Loop Control Management in Tightly Coupled Processor Arrays (TCPAs)

Abstract

Multidimensional loop kernels often suffer from control overhead that can dominate execution time on parallel loop accelerators. Tightly Coupled Processor Arrays (TCPAs) offload loop control to a global controller (GC), but existing approaches still require hundreds of control signals. We propose a method to derive and aggressively reduce these control conditions from a polyhedral representation of the iteration space, achieving reductions of 15x to 45x in control signals across several benchmarks. We introduce a lightweight GC architecture that evaluates conditions as unions of polyhedra using bounded evaluation units, requiring hardware comparable to a single processing element. Control signals are distributed throughout the array with a minimal number of delay elements resulting in zero-overhead loop control. Our evaluation on PolyBench kernels shows that the entire control flow requires < 10 % of the total array resources.

Figures (8)

• Figure 1: Architecture of an $8 \times 8$ TCPA. The array of PEs is surrounded by 4 I/O buffers accessed by dedicated Address Generators (AGs) and a Loop I/O Controller (LION).
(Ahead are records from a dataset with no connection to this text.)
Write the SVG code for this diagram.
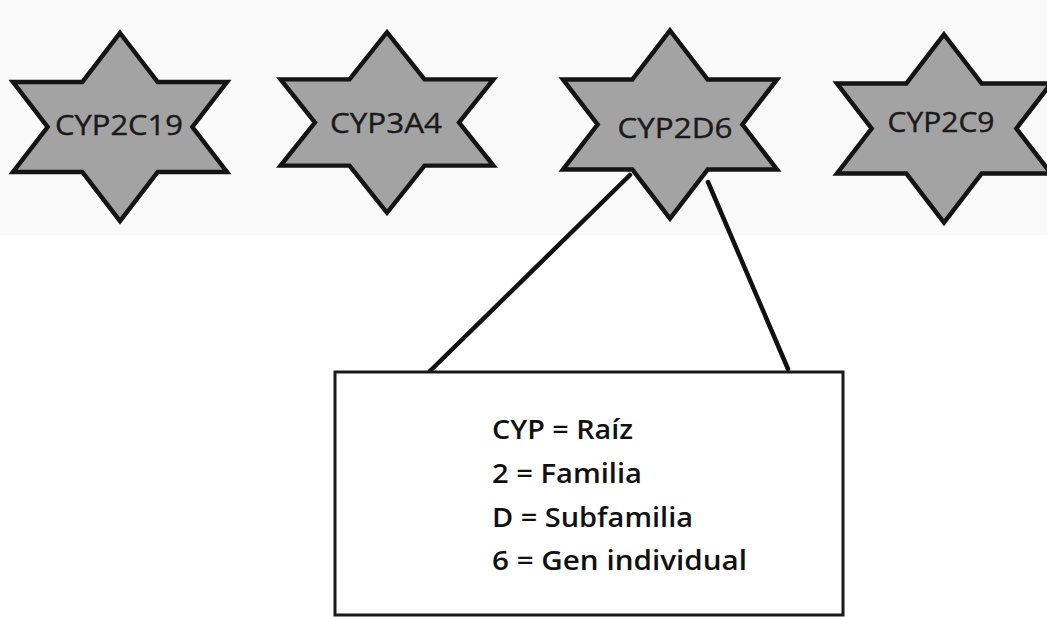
<svg xmlns="http://www.w3.org/2000/svg" xmlns:xlink="http://www.w3.org/1999/xlink" width="1047" height="617" viewBox="0 0 1047 617">
  <style>
    .star { fill: #a3a3a3; stroke: #141414; stroke-width: 4.5; stroke-linejoin: miter; }
    .slabel { font-family: "Open Sans", "Liberation Sans", sans-serif; font-size: 28px; fill: #1a1a1a; text-anchor: middle; stroke: #1a1a1a; stroke-width: 0.4; }
    .box { fill: #ffffff; stroke: #1a1a1a; stroke-width: 3; }
    .btext { font-family: "Open Sans", "Liberation Sans", sans-serif; font-size: 26.5px; font-weight: 600; fill: #111111; }
    .conn { stroke: #111111; stroke-width: 4.5; stroke-linecap: round; fill: none; }
  </style>
  <defs>
    <polygon id="star" points="0,-94 37.7,-45 107,-45 72.4,0 107,45 37.7,45 0,94 -37.7,45 -107,45 -72.4,0 -107,-45 -37.7,-45"/>
  </defs>
  <rect x="0" y="0" width="1047" height="617" fill="#ffffff"/>
  <rect x="0" y="0" width="1047" height="235" fill="#f9f9f9"/>

  <g id="connectors">
    <line class="conn" x1="630" y1="175" x2="430" y2="371"/>
    <line class="conn" x1="708" y1="182" x2="788" y2="369"/>
  </g>

  <g id="node-cyp2c19">
    <use xlink:href="#star" href="#star" class="star" transform="translate(120,127)"/>
    <text class="slabel" x="119" y="135" textLength="128" lengthAdjust="spacingAndGlyphs">CYP2C19</text>
  </g>
  <g id="node-cyp3a4">
    <use xlink:href="#star" href="#star" class="star" transform="translate(387,122.5) scale(0.995,0.96)"/>
    <text class="slabel" x="386" y="133" textLength="112" lengthAdjust="spacingAndGlyphs">CYP3A4</text>
  </g>
  <g id="node-cyp2d6">
    <use xlink:href="#star" href="#star" class="star" transform="translate(670,124.5)"/>
    <text class="slabel" x="675" y="138" textLength="115" lengthAdjust="spacingAndGlyphs">CYP2D6</text>
  </g>
  <g id="node-cyp2c9">
    <use xlink:href="#star" href="#star" class="star" transform="translate(944,128.5)"/>
    <text class="slabel" x="941" y="132" textLength="107" lengthAdjust="spacingAndGlyphs">CYP2C9</text>
  </g>

  <g id="node-legend">
    <rect class="box" x="335" y="372" width="508" height="243"/>
    <text class="btext" x="492" y="439" textLength="141" lengthAdjust="spacingAndGlyphs">CYP = Raíz</text>
    <text class="btext" x="492" y="483" textLength="150" lengthAdjust="spacingAndGlyphs">2 = Familia</text>
    <text class="btext" x="492" y="527" textLength="201" lengthAdjust="spacingAndGlyphs">D = Subfamilia</text>
    <text class="btext" x="492" y="570" textLength="255" lengthAdjust="spacingAndGlyphs">6 = Gen individual</text>
  </g>
</svg>
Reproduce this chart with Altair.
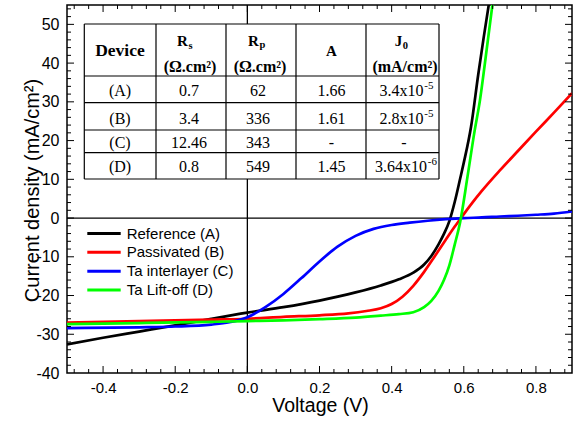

All loop control is handled by the Global Controller (GC).
• Figure 2: Example of 3 control graphs. Each node represents a program block (sequence of instructions) and each edge denotes a branch between such program blocks. The annotated conditions indicate when the corresponding branch must be taken.
• Figure 3: A two-dimensional iteration space with different control conditions (red, blue, green) is shown for 6 different cases. The solid rectangles denote the one domain, and the crosshatched rectangle denotes the corresponding zero domain. In (a)--(d), both control conditions can be expressed by a single control signal, while in (e), both control conditions are conflicting. Although the three control conditions in (f) are pairwise compatible, they cannot be unified into a single control condition.
• Figure 4: Architecture of the Global Controller (GC). It consists of an Iteration Space Scanner (left), which feeds into a number of evaluators (center), whose outputs are combined into conjunctions and disjunctions (right).
• Figure 5: Control network in a $4 \times 4$ TCPA. Control signals are generated in the GC and propagated to all PEs. Delay elements within each PE shift the incoming signals in time so that they arrive according to the loop schedule.